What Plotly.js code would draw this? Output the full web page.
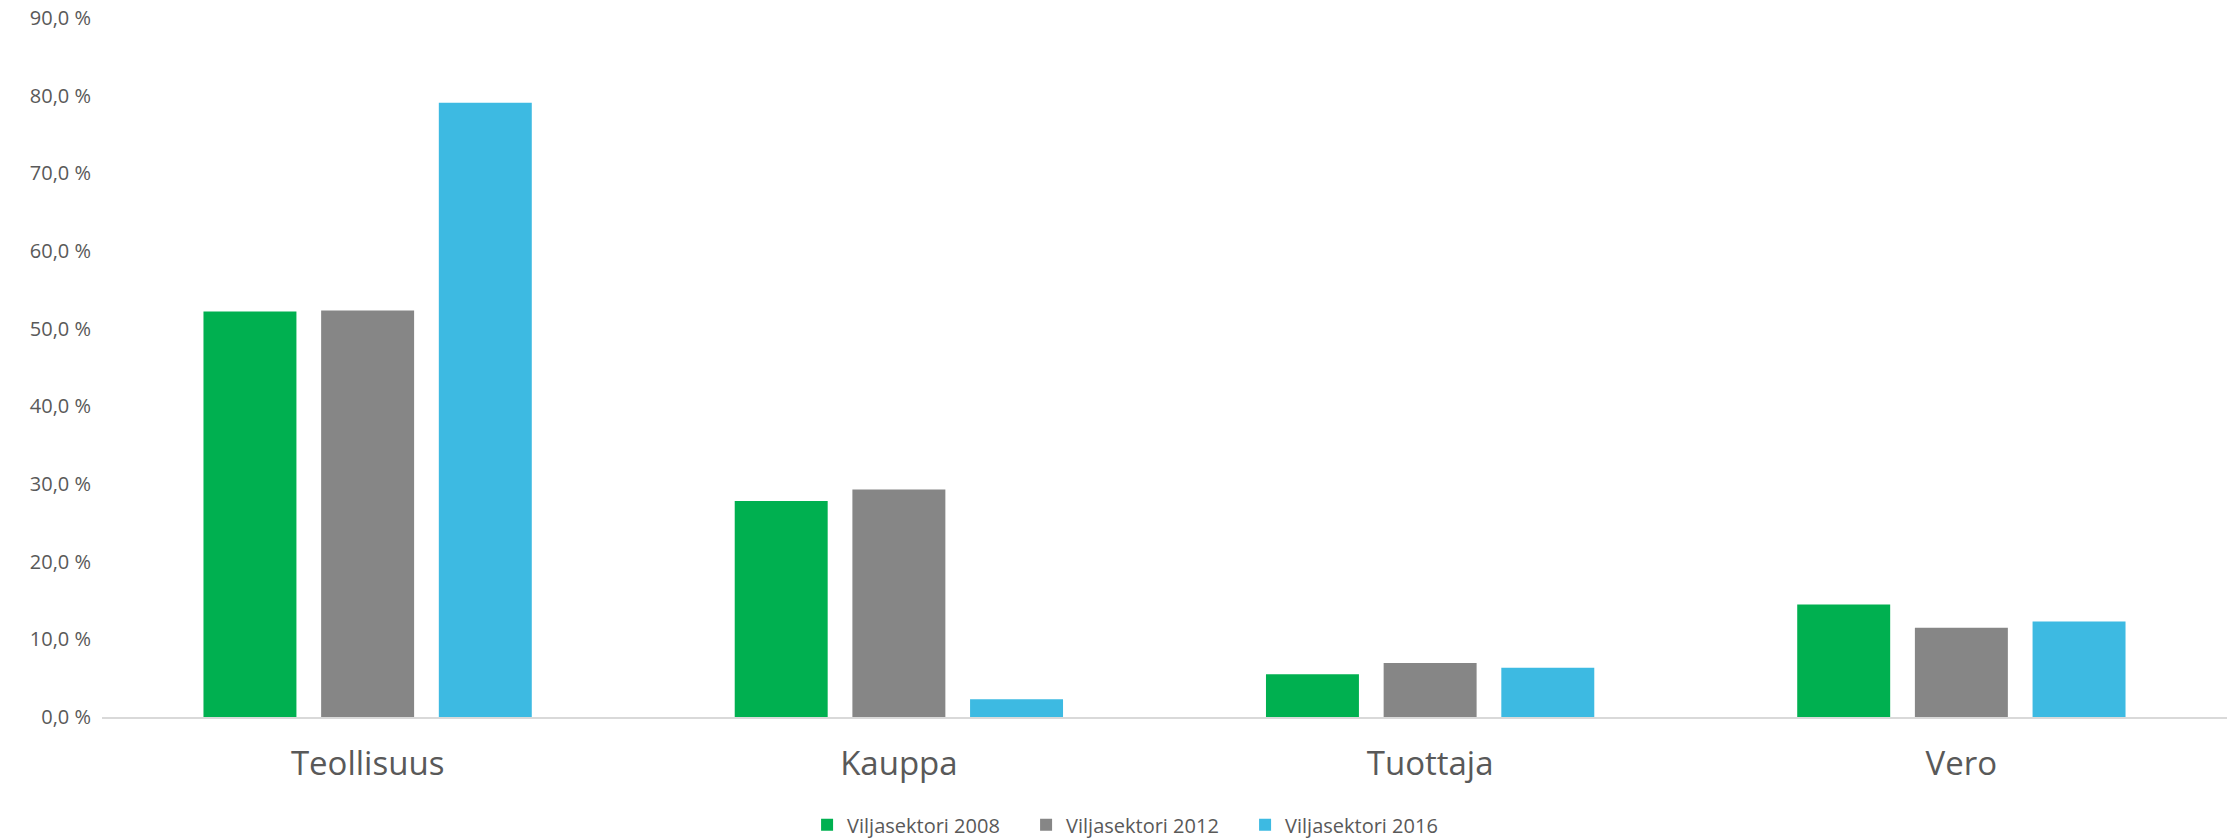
<!DOCTYPE html>
<html>
<head>
<meta charset="utf-8">
<script src="https://cdn.plot.ly/plotly-3.0.1.min.js"></script>
<style>
  html, body { margin: 0; padding: 0; background: #ffffff; }
  #chart { width: 2231px; height: 839px; }
</style>
</head>
<body>
<div id="chart"></div>
<script>
const categories = ["Teollisuus", "Kauppa", "Tuottaja", "Vero"];
const seriesNames = ["Viljasektori 2008", "Viljasektori 2012", "Viljasektori 2016"];
const values2008 = [52.2, 27.8, 5.5, 14.5];
const values2012 = [52.35, 29.3, 6.95, 11.5];
const values2016 = [79.1, 2.3, 6.35, 12.3];
const seriesColors = ["#00B050", "#868686", "#3DBAE2"];
const yTickVals = [0, 10, 20, 30, 40, 50, 60, 70, 80, 90];
const yTickText = ["0,0 %", "10,0 %", "20,0 %", "30,0 %", "40,0 %", "50,0 %", "60,0 %", "70,0 %", "80,0 %", "90,0 %"];

const allValues = [values2008, values2012, values2016];
const traces = allValues.map((vals, i) => ({
  type: "bar",
  name: seriesNames[i],
  x: categories,
  y: vals,
  marker: { color: seriesColors[i], line: { width: 0 } },
  hoverinfo: "skip"
}));

const layout = {
  width: 2231,
  height: 839,
  margin: { l: 102, r: 4, t: 18, b: 122, pad: 0 },
  paper_bgcolor: "#ffffff",
  plot_bgcolor: "#ffffff",
  barmode: "group",
  bargap: 0.3355,
  bargroupgap: 0.21,
  font: { family: "Open Sans, sans-serif", color: "#595959" },
  xaxis: {
    type: "category",
    showgrid: false,
    zeroline: false,
    showline: true,
    linecolor: "#D9D9D9",
    linewidth: 2,
    ticks: "",
    tickfont: { family: "Open Sans, sans-serif", size: 33, color: "#595959" },
    ticklabelstandoff: 16
  },
  yaxis: {
    range: [0, 90],
    showgrid: false,
    zeroline: false,
    showline: false,
    ticks: "",
    tickmode: "array",
    tickvals: yTickVals,
    ticktext: yTickText,
    tickfont: { family: "Open Sans, sans-serif", size: 20, color: "#595959" },
    ticklabelstandoff: 10
  },
  showlegend: true,
  legend: {
    orientation: "h",
    xref: "container",
    yref: "container",
    x: 0.509,
    xanchor: "center",
    y: 0.017,
    yanchor: "middle",
    entrywidth: 174,
    font: { family: "Open Sans, sans-serif", size: 20, color: "#595959" },
    itemclick: false,
    itemdoubleclick: false,
    traceorder: "normal"
  }
};

Plotly.newPlot("chart", traces, layout, { displayModeBar: false, staticPlot: true });
</script>
</body>
</html>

_ _ _ _ _ _ _

● WHAT IS NEEDED
Each line above is to be copied verbatim. Drop any image from the copy.

● ANSWER FOR THE TASK
What Plotly.js code would draw this? Output the full web page.
<!DOCTYPE html>
<html>
<head>
<meta charset="utf-8">
<script src="https://cdn.plot.ly/plotly-3.0.1.min.js"></script>
<style>
  html, body { margin: 0; padding: 0; background: #ffffff; }
  #chart { width: 2231px; height: 839px; }
</style>
</head>
<body>
<div id="chart"></div>
<script>
const categories = ["Teollisuus", "Kauppa", "Tuottaja", "Vero"];
const seriesNames = ["Viljasektori 2008", "Viljasektori 2012", "Viljasektori 2016"];
const values2008 = [52.2, 27.8, 5.5, 14.5];
const values2012 = [52.35, 29.3, 6.95, 11.5];
const values2016 = [79.1, 2.3, 6.35, 12.3];
const seriesColors = ["#00B050", "#868686", "#3DBAE2"];
const yTickVals = [0, 10, 20, 30, 40, 50, 60, 70, 80, 90];
const yTickText = ["0,0 %", "10,0 %", "20,0 %", "30,0 %", "40,0 %", "50,0 %", "60,0 %", "70,0 %", "80,0 %", "90,0 %"];

const allValues = [values2008, values2012, values2016];
const traces = allValues.map((vals, i) => ({
  type: "bar",
  name: seriesNames[i],
  x: categories,
  y: vals,
  marker: { color: seriesColors[i], line: { width: 0 } },
  hoverinfo: "skip"
}));

const layout = {
  width: 2231,
  height: 839,
  margin: { l: 102, r: 4, t: 18, b: 122, pad: 0 },
  paper_bgcolor: "#ffffff",
  plot_bgcolor: "#ffffff",
  barmode: "group",
  bargap: 0.3355,
  bargroupgap: 0.21,
  font: { family: "Open Sans, sans-serif", color: "#595959" },
  xaxis: {
    type: "category",
    showgrid: false,
    zeroline: false,
    showline: true,
    linecolor: "#D9D9D9",
    linewidth: 2,
    ticks: "",
    tickfont: { family: "Open Sans, sans-serif", size: 33, color: "#595959" },
    ticklabelstandoff: 16
  },
  yaxis: {
    range: [0, 90],
    showgrid: false,
    zeroline: false,
    showline: false,
    ticks: "",
    tickmode: "array",
    tickvals: yTickVals,
    ticktext: yTickText,
    tickfont: { family: "Open Sans, sans-serif", size: 20, color: "#595959" },
    ticklabelstandoff: 10
  },
  showlegend: true,
  legend: {
    orientation: "h",
    xref: "container",
    yref: "container",
    x: 0.509,
    xanchor: "center",
    y: 0.017,
    yanchor: "middle",
    entrywidth: 174,
    font: { family: "Open Sans, sans-serif", size: 20, color: "#595959" },
    itemclick: false,
    itemdoubleclick: false,
    traceorder: "normal"
  }
};

Plotly.newPlot("chart", traces, layout, { displayModeBar: false, staticPlot: true });
</script>
</body>
</html>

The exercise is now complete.